É importante estimular o turismo comunitário nas comunidades que produzem a erva-mate de forma tradicional, visando gerar renda, manter as estruturas essenciais para a continuidade do bem cultural e promover a preservação dos saberes tradicionais. Também é necessário que os municípios desenvolvam programas educativos para difundir o bem cultural e estabelecer uma conexão entre as novas gerações e a erva-mate, mesmo que não façam parte dos grupos detentores dos saberes tradicionais.

Parcerias com instituições agrícolas, como a EMATER, devem ser incentivadas para melhorar as condições de produção dos detentores indígenas, quilombolas e pequenos agricultores da erva-mate tradicional. Medidas de proteção dos bosques remanescentes de árvores de erva-mate tradicional e das comunidades quilombolas, indígenas e agricultores familiares devem ser adotadas para evitar práticas agrícolas nocivas e desequilibradas, como o uso excessivo de agrotóxicos.

VI – Considerações finais 

O objetivo deste documento é cumprir o processo de avaliação técnica para instruir o registro do bem cultural no IPHAE, de acordo com as normas da Secretaria de Estado da Cultura. Recomenda-se continuar o Inventário Cultural de Identificação e Produção de Conhecimento do Bem Cultural Erva-Mate como parte fundamental do processo de registro do Sistema Cultural e Socioambiental da Erva-mate Tradicional como Patrimônio Cultural Imaterial.

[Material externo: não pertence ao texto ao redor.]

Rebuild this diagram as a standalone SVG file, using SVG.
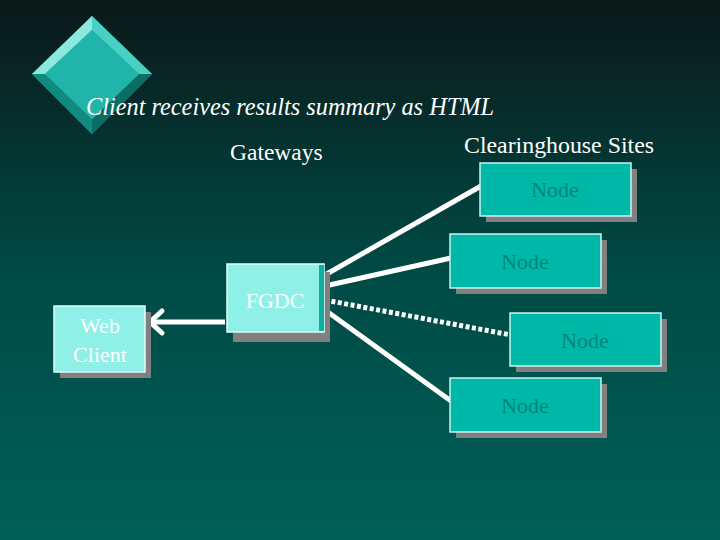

A realização desse inventário permitirá valorizar e reconhecer a diversidade étnico-racial, linguística e cultural do Rio Grande do Sul, revelando o conjunto societal envolvido na produção, circulação e consumo da erva-mate tradicional. Desde os povos indígenas Guarani e Kaingang, que têm uma relação cosmológica com a erva-mate, até os quilombolas e pequenos agricultores familiares que cultivam e beneficiam a erva-mate de forma tradicional, o inventário abrangerá uma variedade de pessoas e coletivos.